==== SUPPLIED INFORMATION ====

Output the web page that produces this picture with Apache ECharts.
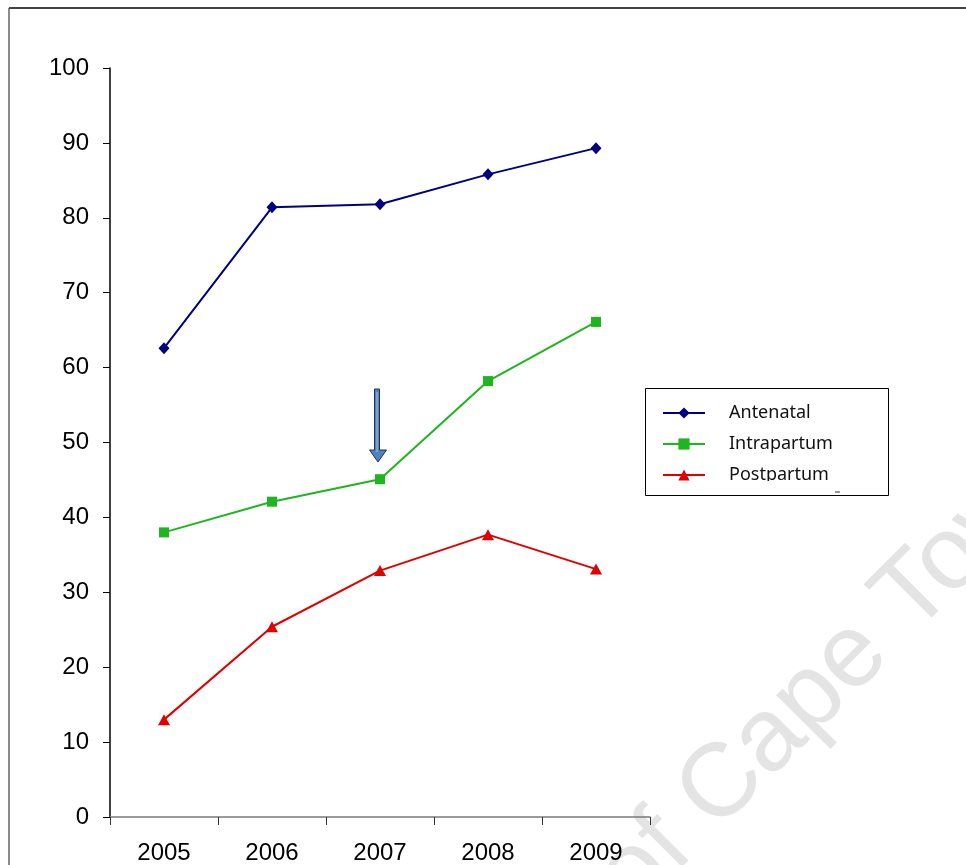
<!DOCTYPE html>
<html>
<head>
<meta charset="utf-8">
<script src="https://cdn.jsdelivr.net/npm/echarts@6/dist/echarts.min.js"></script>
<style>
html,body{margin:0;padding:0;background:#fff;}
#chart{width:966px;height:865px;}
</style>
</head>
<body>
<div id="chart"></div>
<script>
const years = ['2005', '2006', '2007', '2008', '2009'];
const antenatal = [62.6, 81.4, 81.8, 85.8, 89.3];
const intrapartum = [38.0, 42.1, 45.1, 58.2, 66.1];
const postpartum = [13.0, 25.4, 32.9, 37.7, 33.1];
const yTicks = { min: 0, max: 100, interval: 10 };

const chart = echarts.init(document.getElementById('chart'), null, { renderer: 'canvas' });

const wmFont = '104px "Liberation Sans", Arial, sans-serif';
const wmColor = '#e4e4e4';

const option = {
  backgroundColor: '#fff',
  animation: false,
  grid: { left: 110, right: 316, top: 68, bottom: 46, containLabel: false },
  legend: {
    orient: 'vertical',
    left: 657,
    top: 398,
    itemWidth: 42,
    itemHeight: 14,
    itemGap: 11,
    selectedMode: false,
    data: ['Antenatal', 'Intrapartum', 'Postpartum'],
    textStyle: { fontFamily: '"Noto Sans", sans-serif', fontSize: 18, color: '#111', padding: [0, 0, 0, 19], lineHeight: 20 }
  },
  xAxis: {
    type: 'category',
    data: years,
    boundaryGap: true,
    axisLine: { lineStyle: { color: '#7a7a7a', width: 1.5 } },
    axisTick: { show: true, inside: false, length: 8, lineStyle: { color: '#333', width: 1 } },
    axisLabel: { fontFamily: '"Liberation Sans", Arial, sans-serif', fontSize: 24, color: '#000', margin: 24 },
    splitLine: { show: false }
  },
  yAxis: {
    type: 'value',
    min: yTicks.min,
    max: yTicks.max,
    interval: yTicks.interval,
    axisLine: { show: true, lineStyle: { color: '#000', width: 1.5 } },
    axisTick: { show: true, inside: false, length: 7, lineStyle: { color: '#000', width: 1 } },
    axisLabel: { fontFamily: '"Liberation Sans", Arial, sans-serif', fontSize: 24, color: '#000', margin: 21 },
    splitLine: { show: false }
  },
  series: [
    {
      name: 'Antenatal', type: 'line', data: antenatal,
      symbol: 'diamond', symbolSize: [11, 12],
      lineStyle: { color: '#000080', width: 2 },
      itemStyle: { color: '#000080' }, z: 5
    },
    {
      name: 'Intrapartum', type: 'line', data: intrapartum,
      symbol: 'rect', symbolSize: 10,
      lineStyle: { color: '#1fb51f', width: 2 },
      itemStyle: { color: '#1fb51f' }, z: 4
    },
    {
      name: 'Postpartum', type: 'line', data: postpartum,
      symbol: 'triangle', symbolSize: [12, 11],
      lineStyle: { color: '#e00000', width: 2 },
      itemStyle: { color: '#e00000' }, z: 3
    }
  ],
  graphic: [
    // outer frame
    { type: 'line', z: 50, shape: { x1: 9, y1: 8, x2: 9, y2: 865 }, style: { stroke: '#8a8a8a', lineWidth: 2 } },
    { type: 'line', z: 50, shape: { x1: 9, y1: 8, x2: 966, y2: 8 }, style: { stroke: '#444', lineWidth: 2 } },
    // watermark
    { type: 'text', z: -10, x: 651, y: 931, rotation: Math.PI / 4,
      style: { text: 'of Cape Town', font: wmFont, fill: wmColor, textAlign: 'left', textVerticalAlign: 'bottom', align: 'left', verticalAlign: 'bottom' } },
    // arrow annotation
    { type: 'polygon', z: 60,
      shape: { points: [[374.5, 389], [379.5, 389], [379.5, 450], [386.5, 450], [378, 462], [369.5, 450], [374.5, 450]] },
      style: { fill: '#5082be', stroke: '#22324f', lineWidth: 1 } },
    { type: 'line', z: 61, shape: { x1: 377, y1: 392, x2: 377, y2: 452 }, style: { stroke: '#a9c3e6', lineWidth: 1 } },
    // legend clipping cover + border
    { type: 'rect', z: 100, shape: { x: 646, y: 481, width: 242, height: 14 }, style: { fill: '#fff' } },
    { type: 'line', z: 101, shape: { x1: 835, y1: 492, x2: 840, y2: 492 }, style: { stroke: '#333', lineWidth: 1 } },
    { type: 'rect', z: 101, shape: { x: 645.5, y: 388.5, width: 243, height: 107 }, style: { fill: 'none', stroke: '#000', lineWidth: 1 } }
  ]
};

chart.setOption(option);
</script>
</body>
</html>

====

## TASK BRIEF
Pictures excluded, quote all the data above exactly.

## OUTPUT OF THE EXERCISE
Output the web page that produces this picture with Apache ECharts.
<!DOCTYPE html>
<html>
<head>
<meta charset="utf-8">
<script src="https://cdn.jsdelivr.net/npm/echarts@6/dist/echarts.min.js"></script>
<style>
html,body{margin:0;padding:0;background:#fff;}
#chart{width:966px;height:865px;}
</style>
</head>
<body>
<div id="chart"></div>
<script>
const years = ['2005', '2006', '2007', '2008', '2009'];
const antenatal = [62.6, 81.4, 81.8, 85.8, 89.3];
const intrapartum = [38.0, 42.1, 45.1, 58.2, 66.1];
const postpartum = [13.0, 25.4, 32.9, 37.7, 33.1];
const yTicks = { min: 0, max: 100, interval: 10 };

const chart = echarts.init(document.getElementById('chart'), null, { renderer: 'canvas' });

const wmFont = '104px "Liberation Sans", Arial, sans-serif';
const wmColor = '#e4e4e4';

const option = {
  backgroundColor: '#fff',
  animation: false,
  grid: { left: 110, right: 316, top: 68, bottom: 46, containLabel: false },
  legend: {
    orient: 'vertical',
    left: 657,
    top: 398,
    itemWidth: 42,
    itemHeight: 14,
    itemGap: 11,
    selectedMode: false,
    data: ['Antenatal', 'Intrapartum', 'Postpartum'],
    textStyle: { fontFamily: '"Noto Sans", sans-serif', fontSize: 18, color: '#111', padding: [0, 0, 0, 19], lineHeight: 20 }
  },
  xAxis: {
    type: 'category',
    data: years,
    boundaryGap: true,
    axisLine: { lineStyle: { color: '#7a7a7a', width: 1.5 } },
    axisTick: { show: true, inside: false, length: 8, lineStyle: { color: '#333', width: 1 } },
    axisLabel: { fontFamily: '"Liberation Sans", Arial, sans-serif', fontSize: 24, color: '#000', margin: 24 },
    splitLine: { show: false }
  },
  yAxis: {
    type: 'value',
    min: yTicks.min,
    max: yTicks.max,
    interval: yTicks.interval,
    axisLine: { show: true, lineStyle: { color: '#000', width: 1.5 } },
    axisTick: { show: true, inside: false, length: 7, lineStyle: { color: '#000', width: 1 } },
    axisLabel: { fontFamily: '"Liberation Sans", Arial, sans-serif', fontSize: 24, color: '#000', margin: 21 },
    splitLine: { show: false }
  },
  series: [
    {
      name: 'Antenatal', type: 'line', data: antenatal,
      symbol: 'diamond', symbolSize: [11, 12],
      lineStyle: { color: '#000080', width: 2 },
      itemStyle: { color: '#000080' }, z: 5
    },
    {
      name: 'Intrapartum', type: 'line', data: intrapartum,
      symbol: 'rect', symbolSize: 10,
      lineStyle: { color: '#1fb51f', width: 2 },
      itemStyle: { color: '#1fb51f' }, z: 4
    },
    {
      name: 'Postpartum', type: 'line', data: postpartum,
      symbol: 'triangle', symbolSize: [12, 11],
      lineStyle: { color: '#e00000', width: 2 },
      itemStyle: { color: '#e00000' }, z: 3
    }
  ],
  graphic: [
    // outer frame
    { type: 'line', z: 50, shape: { x1: 9, y1: 8, x2: 9, y2: 865 }, style: { stroke: '#8a8a8a', lineWidth: 2 } },
    { type: 'line', z: 50, shape: { x1: 9, y1: 8, x2: 966, y2: 8 }, style: { stroke: '#444', lineWidth: 2 } },
    // watermark
    { type: 'text', z: -10, x: 651, y: 931, rotation: Math.PI / 4,
      style: { text: 'of Cape Town', font: wmFont, fill: wmColor, textAlign: 'left', textVerticalAlign: 'bottom', align: 'left', verticalAlign: 'bottom' } },
    // arrow annotation
    { type: 'polygon', z: 60,
      shape: { points: [[374.5, 389], [379.5, 389], [379.5, 450], [386.5, 450], [378, 462], [369.5, 450], [374.5, 450]] },
      style: { fill: '#5082be', stroke: '#22324f', lineWidth: 1 } },
    { type: 'line', z: 61, shape: { x1: 377, y1: 392, x2: 377, y2: 452 }, style: { stroke: '#a9c3e6', lineWidth: 1 } },
    // legend clipping cover + border
    { type: 'rect', z: 100, shape: { x: 646, y: 481, width: 242, height: 14 }, style: { fill: '#fff' } },
    { type: 'line', z: 101, shape: { x1: 835, y1: 492, x2: 840, y2: 492 }, style: { stroke: '#333', lineWidth: 1 } },
    { type: 'rect', z: 101, shape: { x: 645.5, y: 388.5, width: 243, height: 107 }, style: { fill: 'none', stroke: '#000', lineWidth: 1 } }
  ]
};

chart.setOption(option);
</script>
</body>
</html>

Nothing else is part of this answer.